Would you retype, exactly and without the pictures, the lines between the line holding "Recreate this image" and the line holding "const yTicks = [0, 2, 4, 6, 8, 10];", inclusive, and nothing else?

* Begin *

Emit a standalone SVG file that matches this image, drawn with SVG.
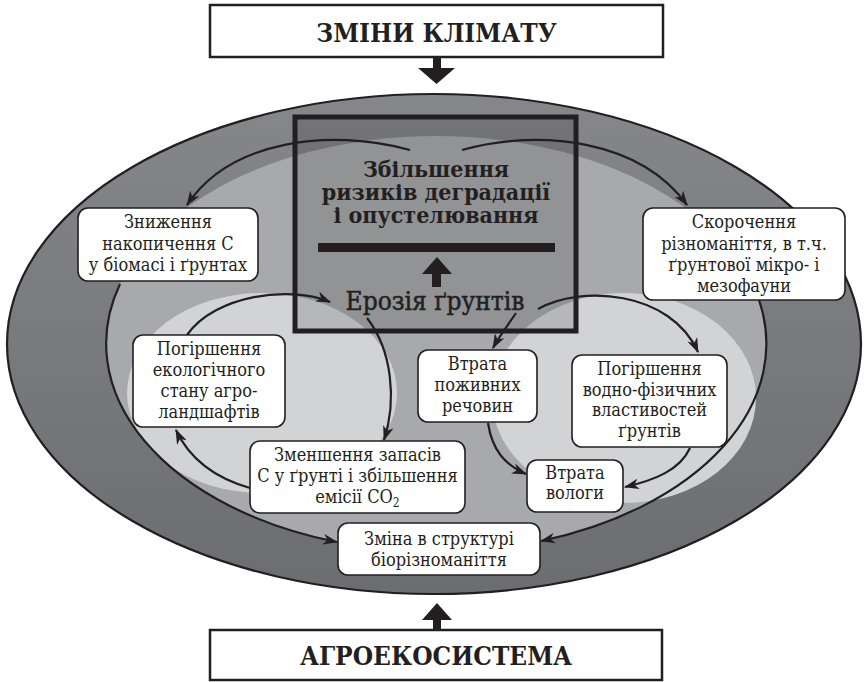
<svg xmlns="http://www.w3.org/2000/svg" width="868" height="682" viewBox="0 0 868 682">
<defs>
<linearGradient id="outerG" x1="0" y1="0" x2="0" y2="1">
<stop offset="0" stop-color="#86878a"/>
<stop offset="1" stop-color="#6c6d70"/>
</linearGradient>
<marker id="ah" viewBox="0 0 14 10" refX="13" refY="5" markerWidth="15" markerHeight="11" markerUnits="userSpaceOnUse" orient="auto">
<path d="M0,0 L14,5 L0,10 L4,5 z" fill="#231f20"/>
</marker>
<style>
.node rect{fill:#fff;stroke:#231f20;stroke-width:1.6}
.t{font-family:"DejaVu Serif Condensed","DejaVu Serif",serif;font-size:18px;fill:#231f20;text-anchor:middle}
.big{font-family:"DejaVu Serif Condensed","DejaVu Serif",serif;font-weight:bold;fill:#231f20;text-anchor:middle}
.title{font-size:23px}
.head{font-size:26px}
.ero{font-family:"DejaVu Serif Condensed","DejaVu Serif",serif;font-size:26px;fill:#231f20;stroke:#231f20;stroke-width:0.5;text-anchor:middle}
.conn path{fill:none;stroke:#231f20;stroke-width:2.2;marker-end:url(#ah)}
.frame{fill:#fff;stroke:#231f20;stroke-width:2.5}
</style>
</defs>

<!-- background layers -->
<ellipse cx="434" cy="344" rx="427" ry="250" fill="url(#outerG)" stroke="#231f20" stroke-width="2.2"/>
<ellipse cx="436" cy="344" rx="330" ry="208" fill="#a7a9ac"/>
<ellipse cx="262" cy="393" rx="135" ry="100" fill="#d1d3d4"/>
<ellipse cx="624" cy="398" rx="132" ry="105" fill="#d1d3d4"/>

<!-- central box -->
<g id="center">
<rect x="295" y="117" width="281" height="214" fill="#000" fill-opacity="0.13" stroke="#231f20" stroke-width="5"/>
<text class="big title" x="436" y="177">Збільшення<tspan x="436" dy="23">ризиків деградації</tspan><tspan x="436" dy="23">і опустелювання</tspan></text>
<rect x="318" y="243" width="237" height="9" fill="#231f20"/>
<polygon points="422,274 452,274 437,257" fill="#231f20"/>
<rect x="432" y="273" width="9" height="14" fill="#231f20"/>
<text class="ero" x="435" y="310">Ерозія ґрунтів</text>
</g>

<!-- connectors -->
<g id="connectors" class="conn">
<path d="M410,150 C330,128 230,140 187,205"/>
<path d="M462,150 C540,128 640,140 687,205"/>
<path d="M120,284 A330,208 0 0 0 337,542"/>
<path d="M759,300 A330,208 0 0 1 541,541"/>
<path d="M187,335 C215,295 290,285 330,302"/>
<path d="M367,318 C392,350 397,400 384,440"/>
<path d="M250,488 C215,478 190,460 176,430"/>
<path d="M538,309 C580,285 670,290 698,352"/>
<path d="M516,313 C508,325 500,335 493,348"/>
<path d="M488,423 C492,450 505,465 526,474"/>
<path d="M690,448 C680,470 655,480 625,487"/>
</g>

<!-- top box -->
<g id="climate">
<rect class="frame" x="210" y="5" width="453" height="52"/>
<text class="big head" x="436.5" y="42">ЗМІНИ КЛІМАТУ</text>
<rect x="433" y="56" width="8" height="13" fill="#231f20"/>
<polygon points="418,68 455,68 436.5,84" fill="#231f20"/>
</g>

<!-- bottom box -->
<g id="agro">
<polygon points="422,620 452,620 437,603" fill="#231f20"/>
<rect x="433" y="619" width="8" height="12" fill="#231f20"/>
<rect class="frame" x="210" y="630" width="452" height="50"/>
<text class="big head" x="436" y="665">АГРОЕКОСИСТЕМА</text>
</g>

<g id="n1" class="node">
<rect x="78" y="208" width="180" height="73" rx="10"/>
<text class="t" x="168" y="228">Зниження</text>
<text class="t" x="168" y="250">накопичення С</text>
<text class="t" x="168" y="271">у біомасі і ґрунтах</text>
</g>
<g id="n2" class="node">
<rect x="643" y="208" width="202" height="92" rx="10"/>
<text class="t" x="744" y="228">Скорочення</text>
<text class="t" x="744" y="250">різноманіття, в т.ч.</text>
<text class="t" x="744" y="271">ґрунтової мікро- і</text>
<text class="t" x="744" y="292">мезофауни</text>
</g>
<g id="n3" class="node">
<rect x="133" y="335" width="152" height="92" rx="10"/>
<text class="t" x="209" y="355">Погіршення</text>
<text class="t" x="209" y="376">екологічного</text>
<text class="t" x="209" y="397">стану агро-</text>
<text class="t" x="209" y="418">ландшафтів</text>
</g>
<g id="n4" class="node">
<rect x="418" y="350" width="119" height="72" rx="10"/>
<text class="t" x="477.5" y="370">Втрата</text>
<text class="t" x="477.5" y="391">поживних</text>
<text class="t" x="477.5" y="412">речовин</text>
</g>
<g id="n5" class="node">
<rect x="572" y="355" width="155" height="92" rx="10"/>
<text class="t" x="649.5" y="375">Погіршення</text>
<text class="t" x="649.5" y="396">водно-фізичних</text>
<text class="t" x="649.5" y="416">властивостей</text>
<text class="t" x="649.5" y="437">ґрунтів</text>
</g>
<g id="n6" class="node">
<rect x="250" y="441" width="215" height="72" rx="10"/>
<text class="t" x="357.5" y="461">Зменшення запасів</text>
<text class="t" x="357.5" y="482">С у ґрунті і збільшення</text>
<text class="t" x="357.5" y="503">емісії CO<tspan font-size="12" dy="4">2</tspan></text>
</g>
<g id="n7" class="node">
<rect x="527" y="460" width="96" height="52" rx="10"/>
<text class="t" x="575" y="479">Втрата</text>
<text class="t" x="575" y="499">вологи</text>
</g>
<g id="n8" class="node">
<rect x="338" y="523" width="202" height="52" rx="10"/>
<text class="t" x="439" y="545">Зміна в структурі</text>
<text class="t" x="439" y="566">біорізноманіття</text>
</g>
</svg>
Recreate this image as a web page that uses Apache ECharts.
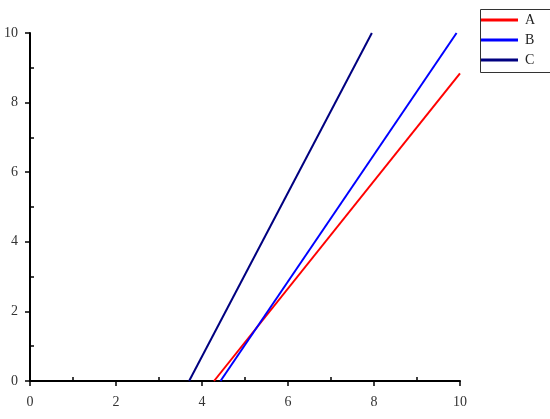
<!DOCTYPE html>
<html><head><meta charset="utf-8">
<script src="https://cdn.jsdelivr.net/npm/echarts@6/dist/echarts.min.js"></script>
<style>html,body{margin:0;padding:0;background:#fff;overflow:hidden}#c{width:550px;height:419px}</style>
</head><body><div id="c"></div>
<script>
const seriesNames = ['A', 'B', 'C'];
const seriesColors = ['#ff0000', '#0000ff', '#000080'];
const dataA = [[4.28, 0], [10, 8.84]];
const dataB = [[4.43, 0], [9.92, 10]];
const dataC = [[3.70, 0], [7.95, 10]];
const xTicks = [0, 2, 4, 6, 8, 10];
const yTicks = [0, 2, 4, 6, 8, 10];

const font = '"Liberation Serif", "DejaVu Serif", serif';
const chart = echarts.init(document.getElementById('c'));
const axisCommon = {
  min: 0, max: 10, interval: 2,
  axisLine: { show: true, onZero: false, lineStyle: { color: '#000', width: 2 } },
  axisTick: { show: true, inside: false, length: 5, lineStyle: { color: '#000', width: 1.5 } },
  minorTick: { show: true, splitNumber: 2, length: -4, lineStyle: { color: '#000', width: 1.5 } },
  splitLine: { show: false },
  axisLabel: { color: '#333', fontFamily: font, fontSize: 14 }
};
chart.setOption({
  animation: false,
  grid: { left: 30, top: 33, width: 430, height: 348, containLabel: false },
  xAxis: Object.assign({}, axisCommon, { type: 'value', axisLabel: Object.assign({}, axisCommon.axisLabel, { margin: 14, formatter: v => xTicks.includes(v) ? String(v) : '' }) }),
  yAxis: Object.assign({}, axisCommon, { type: 'value', axisLabel: Object.assign({}, axisCommon.axisLabel, { margin: 12, formatter: v => yTicks.includes(v) ? String(v) : '' }) }),
  graphic: [{
    type: 'rect', left: 478, top: 7, z: 0,
    shape: { width: 120, height: 63 },
    style: { fill: 'none', stroke: '#333', lineWidth: 1 }
  }],
  legend: {
    orient: 'vertical', left: 478, top: 7,
    padding: [6, 5, 4, 3], itemGap: 6,
    itemWidth: 37, itemHeight: 3, icon: 'rect',
    textStyle: { fontFamily: font, fontSize: 14, color: '#222', padding: [0, 0, 0, 2] },
    data: seriesNames
  },
  series: [dataA, dataB, dataC].map((d, i) => ({
    name: seriesNames[i], type: 'line', data: d, showSymbol: false, symbol: 'none',
    lineStyle: { color: seriesColors[i], width: 2 }, itemStyle: { color: seriesColors[i] }
  }))
});
</script></body></html>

* End *

§ Problem solution:
Recreate this image as a web page that uses Apache ECharts.
<!DOCTYPE html>
<html><head><meta charset="utf-8">
<script src="https://cdn.jsdelivr.net/npm/echarts@6/dist/echarts.min.js"></script>
<style>html,body{margin:0;padding:0;background:#fff;overflow:hidden}#c{width:550px;height:419px}</style>
</head><body><div id="c"></div>
<script>
const seriesNames = ['A', 'B', 'C'];
const seriesColors = ['#ff0000', '#0000ff', '#000080'];
const dataA = [[4.28, 0], [10, 8.84]];
const dataB = [[4.43, 0], [9.92, 10]];
const dataC = [[3.70, 0], [7.95, 10]];
const xTicks = [0, 2, 4, 6, 8, 10];
const yTicks = [0, 2, 4, 6, 8, 10];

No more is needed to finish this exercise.